Throughout my time in quarantine, I came to the realization that my initial prototyped design of an automaton-mobile hybrid was a bit too ambitious given my current lack of resources (no machine shop). So, I decided to pair down my design and focus on creating a large floor-to-ceiling mobile. Because my new design does not rely on a machine shop and does not require a lot of materials, it was pretty easy to start the fabrication process.
- Remove flowers from there stems
- Use scissors to make an indent on the intended breaking point of the dowels
- Intended breaking point
- Snap wooden dowel at breaking point
- Cut wooden dowels
- Paint dowels white
- Start adding colorful floral details (cat not required)
- Final details painted on dowels
- Painted dowels
- Drill holes in the dowels at the intended hanging points
- Thread clear fishing line through fake flowers using a sewing needle
- Hang dowel 1 with clear fishing line
- Hang flower string on either side of dowel 1 (use secondary strings to balance the dowel)

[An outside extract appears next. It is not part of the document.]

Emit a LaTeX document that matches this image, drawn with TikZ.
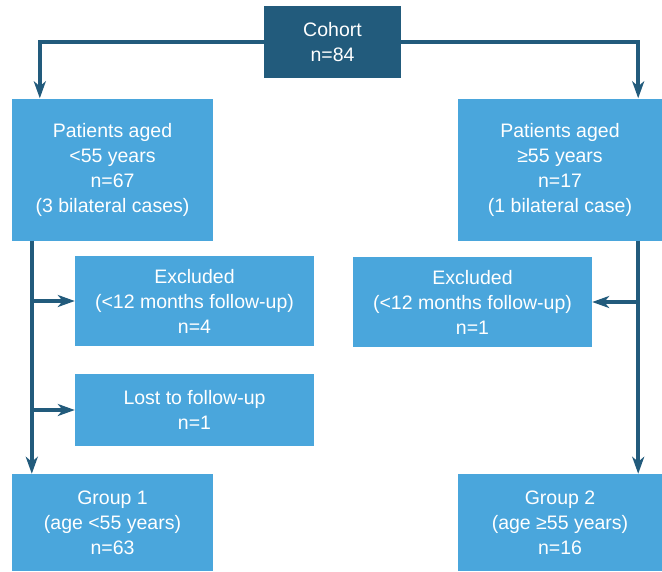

- Add dowel 2 to the bottom of the flower strings
- TO BE CONTINUED: Repeat Steps 13 + 14 until all dowels and flower strings are used
Your considerations and adjustments given the situation with the pandemic seem spot on, and I think your project will still turn out awesome! I especially liked the graphic with the fabrication process, it is well laid out and a solid plan moving forward.
This is looking really great! I appreciate how much attention you’re giving to the details, like as Nicole mentioned the hand-painted dowels, or with the composition of the flowers in each string. Also another really smart pivot when your plan A didn’t work out, this seems like a really good alternate that still matches the spirit of your original idea! I think at this point, the only thing you really need to be careful of is the overall weight – not only in regards to the balance of each tier, but also considering the movement of the overall piece. I think if it’s too heavy, it may become really difficult to get it to rotate for a significant amount of time, or its movement might become really shaky like with the chaotic pendulums if you’ve ever seen those in the ITLL. Good luck, I’m sure you’ll finish up nicely given where you’re at now!

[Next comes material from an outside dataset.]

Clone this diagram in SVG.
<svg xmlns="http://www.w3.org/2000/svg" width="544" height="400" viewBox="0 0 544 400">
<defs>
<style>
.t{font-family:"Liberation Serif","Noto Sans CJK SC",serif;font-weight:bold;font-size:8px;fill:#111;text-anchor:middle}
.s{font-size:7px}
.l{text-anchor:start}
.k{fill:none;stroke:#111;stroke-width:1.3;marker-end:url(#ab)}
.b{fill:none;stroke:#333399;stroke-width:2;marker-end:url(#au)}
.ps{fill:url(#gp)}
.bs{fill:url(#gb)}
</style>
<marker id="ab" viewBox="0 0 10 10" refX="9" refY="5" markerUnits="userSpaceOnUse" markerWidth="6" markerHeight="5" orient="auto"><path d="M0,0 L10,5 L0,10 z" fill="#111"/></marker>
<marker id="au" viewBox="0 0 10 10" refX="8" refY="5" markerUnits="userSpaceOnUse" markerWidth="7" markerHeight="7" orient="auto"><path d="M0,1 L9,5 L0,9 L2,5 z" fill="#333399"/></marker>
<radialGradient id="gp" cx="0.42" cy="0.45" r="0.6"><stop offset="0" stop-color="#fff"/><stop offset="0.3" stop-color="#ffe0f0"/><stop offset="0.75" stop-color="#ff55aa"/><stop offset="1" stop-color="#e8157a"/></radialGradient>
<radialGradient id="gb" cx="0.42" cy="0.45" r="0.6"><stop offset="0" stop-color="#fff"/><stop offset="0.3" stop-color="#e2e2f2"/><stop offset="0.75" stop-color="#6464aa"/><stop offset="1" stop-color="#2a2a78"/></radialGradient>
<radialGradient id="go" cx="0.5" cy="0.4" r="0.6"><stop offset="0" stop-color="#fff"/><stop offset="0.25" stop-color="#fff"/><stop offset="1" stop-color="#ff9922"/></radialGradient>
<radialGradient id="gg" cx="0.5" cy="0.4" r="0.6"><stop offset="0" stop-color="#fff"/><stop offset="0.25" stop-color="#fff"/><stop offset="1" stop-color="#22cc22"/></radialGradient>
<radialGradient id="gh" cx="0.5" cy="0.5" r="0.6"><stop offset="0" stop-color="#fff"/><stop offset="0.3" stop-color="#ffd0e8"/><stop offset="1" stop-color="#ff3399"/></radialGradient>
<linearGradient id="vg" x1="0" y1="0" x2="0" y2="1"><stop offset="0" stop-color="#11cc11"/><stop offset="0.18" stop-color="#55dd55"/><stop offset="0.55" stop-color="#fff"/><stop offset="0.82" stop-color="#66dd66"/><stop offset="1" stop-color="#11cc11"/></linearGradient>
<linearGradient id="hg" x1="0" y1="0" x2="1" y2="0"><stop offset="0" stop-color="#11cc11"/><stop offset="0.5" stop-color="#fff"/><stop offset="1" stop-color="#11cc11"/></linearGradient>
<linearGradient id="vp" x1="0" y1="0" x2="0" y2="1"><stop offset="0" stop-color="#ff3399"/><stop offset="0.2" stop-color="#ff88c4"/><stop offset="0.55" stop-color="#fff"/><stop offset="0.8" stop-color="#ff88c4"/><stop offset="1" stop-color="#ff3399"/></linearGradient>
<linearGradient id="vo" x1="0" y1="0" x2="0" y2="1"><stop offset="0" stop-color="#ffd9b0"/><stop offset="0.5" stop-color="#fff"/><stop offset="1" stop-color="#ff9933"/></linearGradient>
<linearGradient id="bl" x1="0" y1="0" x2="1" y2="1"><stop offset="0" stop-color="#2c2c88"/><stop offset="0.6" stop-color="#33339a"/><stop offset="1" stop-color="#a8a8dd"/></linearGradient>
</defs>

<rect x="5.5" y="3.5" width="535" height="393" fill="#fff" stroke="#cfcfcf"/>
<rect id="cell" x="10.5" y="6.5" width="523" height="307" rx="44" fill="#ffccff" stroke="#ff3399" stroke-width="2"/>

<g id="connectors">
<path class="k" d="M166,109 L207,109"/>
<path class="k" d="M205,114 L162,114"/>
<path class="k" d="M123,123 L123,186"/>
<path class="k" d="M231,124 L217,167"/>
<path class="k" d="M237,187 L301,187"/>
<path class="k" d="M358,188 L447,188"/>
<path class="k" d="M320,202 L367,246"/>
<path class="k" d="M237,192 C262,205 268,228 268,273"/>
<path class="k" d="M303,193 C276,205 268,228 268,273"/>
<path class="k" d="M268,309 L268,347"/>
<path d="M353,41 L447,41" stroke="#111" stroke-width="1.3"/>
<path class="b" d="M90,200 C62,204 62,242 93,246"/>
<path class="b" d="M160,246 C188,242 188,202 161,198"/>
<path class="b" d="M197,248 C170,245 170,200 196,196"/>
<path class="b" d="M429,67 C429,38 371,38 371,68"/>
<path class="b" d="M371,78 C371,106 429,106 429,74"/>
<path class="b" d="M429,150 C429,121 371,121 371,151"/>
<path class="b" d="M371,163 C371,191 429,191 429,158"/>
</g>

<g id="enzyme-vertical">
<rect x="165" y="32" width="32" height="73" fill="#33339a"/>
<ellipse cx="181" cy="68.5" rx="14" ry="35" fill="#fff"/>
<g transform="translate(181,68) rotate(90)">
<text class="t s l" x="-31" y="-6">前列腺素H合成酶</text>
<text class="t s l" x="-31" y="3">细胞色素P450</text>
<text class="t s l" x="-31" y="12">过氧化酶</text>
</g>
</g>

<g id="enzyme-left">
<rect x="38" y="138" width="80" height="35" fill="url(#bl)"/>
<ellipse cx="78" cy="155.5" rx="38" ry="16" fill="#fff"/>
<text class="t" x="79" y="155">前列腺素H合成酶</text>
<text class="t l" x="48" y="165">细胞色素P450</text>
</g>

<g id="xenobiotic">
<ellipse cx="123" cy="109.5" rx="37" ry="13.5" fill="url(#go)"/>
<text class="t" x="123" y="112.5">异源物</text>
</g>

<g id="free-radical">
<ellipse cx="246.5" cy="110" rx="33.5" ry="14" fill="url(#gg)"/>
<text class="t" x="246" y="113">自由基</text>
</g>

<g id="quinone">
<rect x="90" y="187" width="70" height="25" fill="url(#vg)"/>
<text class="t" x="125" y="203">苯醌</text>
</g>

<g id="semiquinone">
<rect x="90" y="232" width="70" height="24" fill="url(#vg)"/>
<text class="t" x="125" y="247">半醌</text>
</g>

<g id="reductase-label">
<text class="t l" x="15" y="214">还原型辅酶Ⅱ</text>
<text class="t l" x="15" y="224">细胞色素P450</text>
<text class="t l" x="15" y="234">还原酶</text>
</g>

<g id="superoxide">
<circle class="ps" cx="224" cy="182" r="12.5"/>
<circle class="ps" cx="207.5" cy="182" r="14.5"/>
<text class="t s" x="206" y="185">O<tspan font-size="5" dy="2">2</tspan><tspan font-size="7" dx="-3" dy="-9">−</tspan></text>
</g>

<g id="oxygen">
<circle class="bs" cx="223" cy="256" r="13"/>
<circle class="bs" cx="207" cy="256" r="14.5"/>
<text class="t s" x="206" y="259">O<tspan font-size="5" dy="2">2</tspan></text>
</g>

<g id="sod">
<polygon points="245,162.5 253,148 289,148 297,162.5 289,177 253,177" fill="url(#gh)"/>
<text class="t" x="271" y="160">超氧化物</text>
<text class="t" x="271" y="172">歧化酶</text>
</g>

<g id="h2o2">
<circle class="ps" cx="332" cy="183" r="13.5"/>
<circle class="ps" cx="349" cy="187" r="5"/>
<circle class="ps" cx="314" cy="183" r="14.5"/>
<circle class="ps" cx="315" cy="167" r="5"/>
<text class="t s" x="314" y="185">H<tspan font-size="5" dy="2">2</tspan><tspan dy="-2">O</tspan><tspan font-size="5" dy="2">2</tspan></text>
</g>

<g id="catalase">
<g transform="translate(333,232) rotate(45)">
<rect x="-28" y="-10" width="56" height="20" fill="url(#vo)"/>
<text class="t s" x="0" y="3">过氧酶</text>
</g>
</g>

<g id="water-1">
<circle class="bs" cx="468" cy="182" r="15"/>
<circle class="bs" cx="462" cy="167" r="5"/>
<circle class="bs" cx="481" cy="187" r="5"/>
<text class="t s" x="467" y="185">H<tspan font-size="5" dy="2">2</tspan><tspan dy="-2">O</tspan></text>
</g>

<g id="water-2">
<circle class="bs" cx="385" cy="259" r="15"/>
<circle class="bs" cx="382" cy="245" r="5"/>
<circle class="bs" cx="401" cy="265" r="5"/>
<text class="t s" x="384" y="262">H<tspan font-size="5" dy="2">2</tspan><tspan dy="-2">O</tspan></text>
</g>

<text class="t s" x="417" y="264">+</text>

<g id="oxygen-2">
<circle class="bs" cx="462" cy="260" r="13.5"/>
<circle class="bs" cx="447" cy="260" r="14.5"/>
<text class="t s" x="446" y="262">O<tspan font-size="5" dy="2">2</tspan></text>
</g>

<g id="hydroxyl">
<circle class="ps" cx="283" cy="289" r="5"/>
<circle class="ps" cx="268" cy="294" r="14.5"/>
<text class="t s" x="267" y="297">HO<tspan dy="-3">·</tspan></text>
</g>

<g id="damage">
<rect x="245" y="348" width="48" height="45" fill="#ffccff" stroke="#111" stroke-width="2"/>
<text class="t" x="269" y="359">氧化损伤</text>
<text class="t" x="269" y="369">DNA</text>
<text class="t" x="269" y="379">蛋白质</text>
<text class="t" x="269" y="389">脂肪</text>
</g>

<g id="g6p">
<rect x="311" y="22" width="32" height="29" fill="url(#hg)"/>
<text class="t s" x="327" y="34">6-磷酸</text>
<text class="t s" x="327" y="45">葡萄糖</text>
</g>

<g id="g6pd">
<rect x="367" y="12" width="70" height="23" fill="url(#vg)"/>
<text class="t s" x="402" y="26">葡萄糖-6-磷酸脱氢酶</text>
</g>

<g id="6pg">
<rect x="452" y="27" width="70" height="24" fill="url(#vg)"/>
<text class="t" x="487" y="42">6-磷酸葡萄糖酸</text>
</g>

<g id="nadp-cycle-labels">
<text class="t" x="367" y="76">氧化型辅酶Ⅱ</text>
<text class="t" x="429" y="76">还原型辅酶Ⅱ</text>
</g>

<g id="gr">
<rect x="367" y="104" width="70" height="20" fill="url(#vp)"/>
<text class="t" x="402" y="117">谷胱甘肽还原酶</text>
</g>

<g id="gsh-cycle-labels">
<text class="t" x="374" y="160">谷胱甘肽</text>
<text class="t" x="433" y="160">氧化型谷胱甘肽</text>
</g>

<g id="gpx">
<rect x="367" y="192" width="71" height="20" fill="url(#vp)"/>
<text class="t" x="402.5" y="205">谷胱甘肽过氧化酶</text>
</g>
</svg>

Thanks for the heads up Thomas! I agree that weight is definitely something I need to keep an eye on. Keeping the structure balanced and light is honestly key, especially when thinking about how people might interact with it.

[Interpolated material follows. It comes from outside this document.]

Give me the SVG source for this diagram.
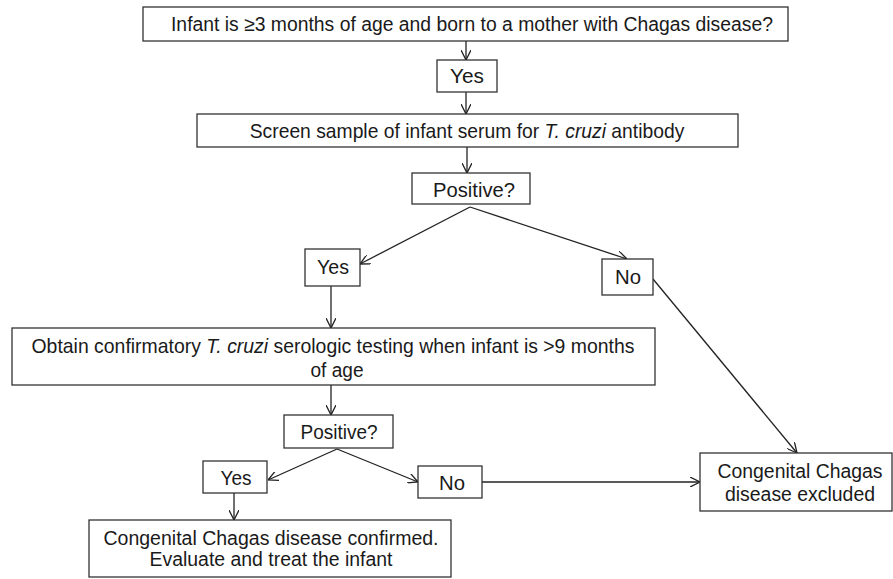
<svg xmlns="http://www.w3.org/2000/svg" width="893" height="579" viewBox="0 0 893 579">
<style>
.box{fill:#fff;stroke:#333;stroke-width:1.3}
.t{font-family:"Liberation Sans",Arial,sans-serif;font-size:20px;fill:#1a1a1a;text-anchor:middle}
.c{fill:none;stroke:#222;stroke-width:1.3}
</style>
<defs>
<marker id="ah" viewBox="0 0 10 10" refX="10" refY="5" markerWidth="10" markerHeight="10" markerUnits="userSpaceOnUse" orient="auto">
<polyline points="0,0 10,5 0,10" fill="none" stroke="#222" stroke-width="1.3"/>
</marker>
</defs>
<rect width="893" height="579" fill="#fff"/>
<g id="connectors">
<line class="c" x1="466" y1="41" x2="466" y2="60" marker-end="url(#ah)"/>
<line class="c" x1="466" y1="92" x2="466" y2="114" marker-end="url(#ah)"/>
<line class="c" x1="467" y1="147" x2="467" y2="173" marker-end="url(#ah)"/>
<line class="c" x1="470" y1="207" x2="360" y2="264" marker-end="url(#ah)"/>
<line class="c" x1="470" y1="207" x2="627" y2="259" marker-end="url(#ah)"/>
<line class="c" x1="331" y1="286" x2="331" y2="328" marker-end="url(#ah)"/>
<line class="c" x1="653" y1="279" x2="797" y2="453" marker-end="url(#ah)"/>
<line class="c" x1="331" y1="385" x2="331" y2="415" marker-end="url(#ah)"/>
<line class="c" x1="337" y1="449" x2="268" y2="480" marker-end="url(#ah)"/>
<line class="c" x1="337" y1="449" x2="418" y2="482" marker-end="url(#ah)"/>
<line class="c" x1="482" y1="482" x2="700" y2="482" marker-end="url(#ah)"/>
<line class="c" x1="234" y1="493" x2="234" y2="520" marker-end="url(#ah)"/>
</g>
<g id="start">
<rect class="box" x="143" y="7" width="645" height="34"/>
<text class="t" x="472" y="31" textLength="602" lengthAdjust="spacingAndGlyphs">Infant is ≥3 months of age and born to a mother with Chagas disease?</text>
</g>
<g id="yes1">
<rect class="box" x="437" y="60" width="60" height="32"/>
<text class="t" x="467" y="83" textLength="34" lengthAdjust="spacingAndGlyphs">Yes</text>
</g>
<g id="screen">
<rect class="box" x="197" y="114" width="541" height="33"/>
<text class="t" transform="translate(467,138) scale(0.965,1)">Screen sample of infant serum for <tspan font-style="italic">T. cruzi</tspan> antibody</text>
</g>
<g id="positive1">
<rect class="box" x="412" y="173" width="118" height="31"/>
<text class="t" x="474" y="197" textLength="82" lengthAdjust="spacingAndGlyphs">Positive?</text>
</g>
<g id="yes2">
<rect class="box" x="305" y="249" width="55" height="37"/>
<text class="t" x="333" y="274" textLength="32" lengthAdjust="spacingAndGlyphs">Yes</text>
</g>
<g id="no2">
<rect class="box" x="602" y="259" width="51" height="36"/>
<text class="t" x="628" y="284" textLength="26" lengthAdjust="spacingAndGlyphs">No</text>
</g>
<g id="confirmatory">
<rect class="box" x="12" y="328" width="643" height="57"/>
<text class="t" transform="translate(333,353) scale(0.971,1)">Obtain confirmatory <tspan font-style="italic">T. cruzi</tspan> serologic testing when infant is &gt;9 months</text>
<text class="t" x="337" y="377" textLength="53" lengthAdjust="spacingAndGlyphs">of age</text>
</g>
<g id="positive2">
<rect class="box" x="284" y="415" width="109" height="33"/>
<text class="t" x="339" y="439" textLength="77" lengthAdjust="spacingAndGlyphs">Positive?</text>
</g>
<g id="yes3">
<rect class="box" x="203" y="461" width="64" height="32"/>
<text class="t" x="236" y="485" textLength="31" lengthAdjust="spacingAndGlyphs">Yes</text>
</g>
<g id="no3">
<rect class="box" x="418" y="466" width="64" height="32"/>
<text class="t" x="452" y="490" textLength="26" lengthAdjust="spacingAndGlyphs">No</text>
</g>
<g id="excluded">
<rect class="box" x="700" y="453" width="192" height="58"/>
<text class="t" x="800" y="478" textLength="165" lengthAdjust="spacingAndGlyphs">Congenital Chagas</text>
<text class="t" x="800" y="501" textLength="150" lengthAdjust="spacingAndGlyphs">disease excluded</text>
</g>
<g id="confirmed">
<rect class="box" x="89" y="520" width="362" height="57"/>
<text class="t" x="271" y="545" textLength="335" lengthAdjust="spacingAndGlyphs">Congenital Chagas disease confirmed.</text>
<text class="t" x="271" y="566" textLength="243" lengthAdjust="spacingAndGlyphs">Evaluate and treat the infant</text>
</g>
</svg>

Fiona, I like that you took under consideration the scope of your project and adapted accordingly. It will be nice to have something you can install in your bedroom or living room. It is also fortunate that you can fabricate all of it at home. What I find the most impressive is the levels of patience you must summon to paint all of those little sticks so beautifully! It must be a nice meditation exercise :p Do you still plan on using a crank to move the entire mobile or have you found other methods?
Painting the sticks was very tedious, but honestly very relaxing. I have ditched my crank idea. The movement of the mobile relies on someone pushing or touching it, or wind (aka a fan). I have had a lot of luck using a smaller heater I have in my room to create a consistent light breeze that makes the mobile slowly rotate for hours.